Это был не солдафон. Речь, прекрасная память, обилие тонких замечаний, деталей при описании событий, логика говорили об уме природном, неординарности личности.
Почти ровесник века, мальчишкой стал работать в советских органах, учился, стал пограничником, служил на Дальнем Востоке... Был замечен и смог благодаря способностям, трудолюбию добиться многого. В 1937 году был откомандирован в Париж, на Всемирную выставку по линии НКВД.
Ему поручили работать с нашими эмигрантами. У него это получалось. Сказывалось образование. Дмитрий Степанович оживился и перенес меня в столицу Франции 1937 года, живописал советский павильон. Мы всласть поговорили о гениальной скульптуре Мухиной. И вдруг он заговорил о Шаляпине, гидом которого ему довелось быть, когда великий артист обратился в дирекцию выставки с просьбой принять его. Отметил равнодушие певца к аграрно-индустриальным успехам родной страны, но обратил внимание на архитектуру павильона и, конечно, на "Рабочего и Колхозницу" Мухиной. А вот у портрета Максима Горького стоял долго, затем сел на стул. Он мысленно говорил с "буревестником". И встав, бросил: "Не такой был Максим. Не быть нам вместе", - и, тяжело шагая, покинул павильон. "А автограф мне оставил", - закончил генерал.
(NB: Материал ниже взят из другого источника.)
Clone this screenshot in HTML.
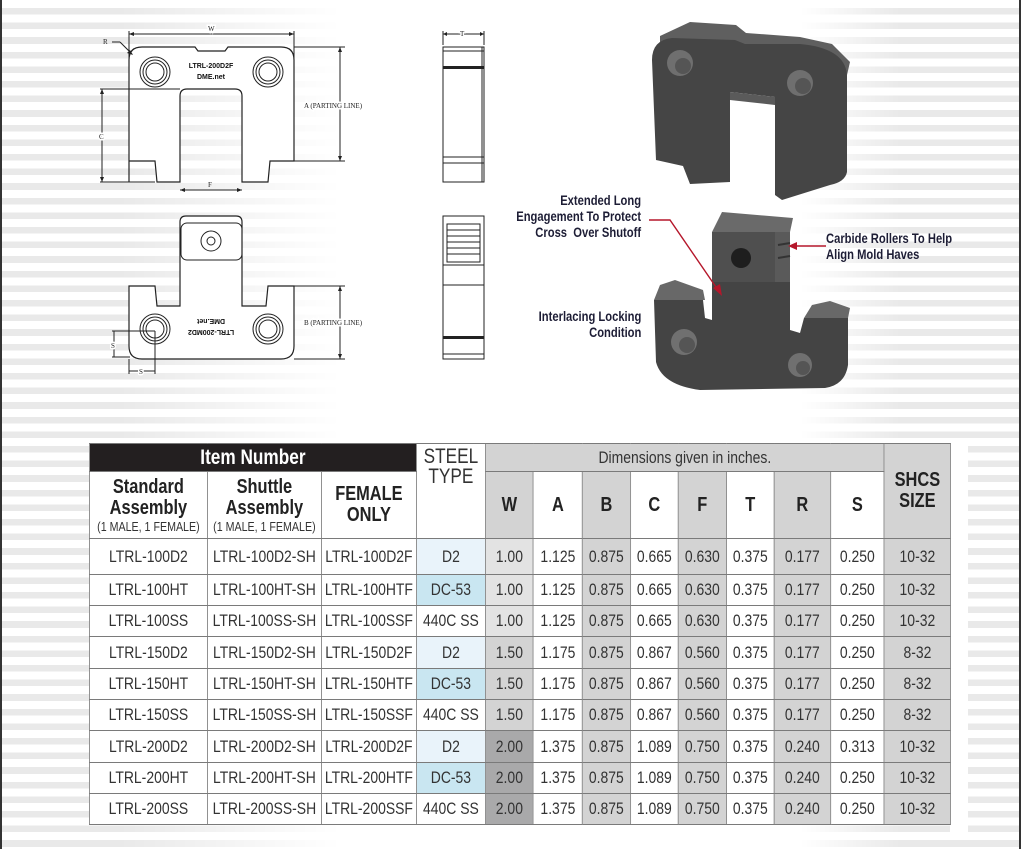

Затем мы вновь вернулись к судьбе поляков. Нет, не было раскаяния у моего собеседника. И признать случившееся преступлением он отказался, сославшись на обстановку в Европе, надвигавшуюся войну. Он говорил просто и спокойно, не проявляя враждебности к полякам, подчеркнув, что можно было и не расстреливать, а держать в лагерях, почему и не проявил душегубной прыти.
Из его слов было понятно, что он не одобряет происходящее тогда в стране, наступившую широкую гласность. Свою откровенность на допросах объяснил тем, что все-таки чувствовал и понимал тяжесть случившегося.
Мне же подумалось, что умный генерал знал, что ему ничто не угрожает, его дни сочтены, дети и родственники устроены в этой жизни, а откровенность его в конце жизни нечто сродни исповеди.
Мы говорили о поляках. Все мои попытки поговорить и о тысячах сограждан, лежащих под Медным, были безуспешны. Да, были расстрелы, но ликвидировали виновных - полицаев, предателей, активных контрреволюционеров. Много при Ежове, а вот после прихода Берии, мол, многих из тюрем и лагерей освободили, приводил цифры по области, Калинину. Многих реабилитировали тогда в 39-40 годах, вернули партбилеты даже. И он этим занимался, ибо проводил линию партии на восстановление справедливости. Он не лгал. Это было. Но было и другое: новые аресты, сроки, СМЕРШ...
Генерал был любезен и, казалось, открыт, задал пару вопросов о городе, не назвал ни одного имени, хотя и не скрывал, что имеет хорошие отношения с рядом товарищей из КГБ в Калинине. Он был очень корректным.
И сейчас, вглядываясь в его лицо на портрете, я чувствую его сухую, крепкую руку и спокойную жестокость, корректную жесткость этого человека. Одного из тысяч, которые делали свое страшное государево дело день и ночь, день и ночь, крепя монолит тоталитарного социализма. Ради всевластия вождей и мнимого счастья людей в их насилием выпестованной жажде все отобрать и поделить. Отбирали самое дорогое - здоровье и жизнь. Не чужое ли добро дало возможность генералу так долго здравствовать и мыслить? А может быть, это всего лишь Божье наказание?